Photo source: 86 400

Australia has a brand-new bank, with 86 400 granted a full Authorised Deposit-taking Institution (ADI) license by APRA today.

Named after the number of seconds in one day and self-dubbed “a genuine alternative to Australia’s Big Four banks”, 86 400 will soon be launching savings and transaction accounts to customers.

86 400 CEO Robert Bell said the challenger has been busy for the last two years building a “smarter alternative” to how Australians bank.

“Today’s news confirms we’ve passed all of the necessary checks and balances required to call ourselves a bank,” Mr Bell said.

“This has been an incredibly thorough process and we’ve had every element of our business stress-tested to confirm that we are as robust, secure and safe as any bricks-and-mortar bank.
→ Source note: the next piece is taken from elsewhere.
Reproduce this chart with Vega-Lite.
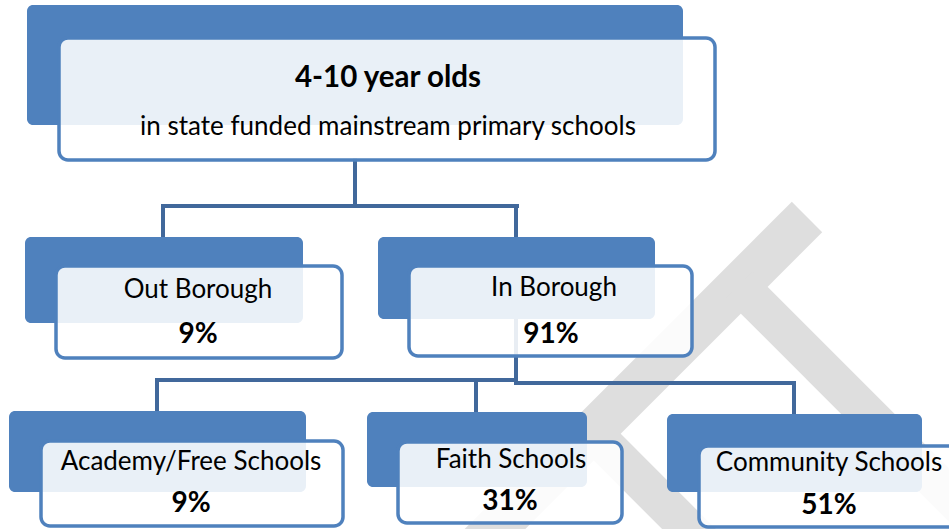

“The only thing remaining is to bring 86 400 to market, which we’re now very close to doing.” 

Details of 86 400’s savings and transaction account products aren’t yet available, as its banking license has only just been confirmed.

Its website does, however, confirm there are no monthly fees.

But these products will be first two available to customers, with the newly-made bank also claiming home loans will follow, available only through mortgage brokers.

According to 86 400’s announcement, it will offer modern data and analytics to “help customers gain a better understanding of their savings and spending habits” and take control of their money.

The bank also said customers can open accounts in as little as two minutes, and all digital payment methods – Apple Pay, Google Pay, Samsung Pay, as well as FitBit Pay and Garmin Pay – will be instantly available.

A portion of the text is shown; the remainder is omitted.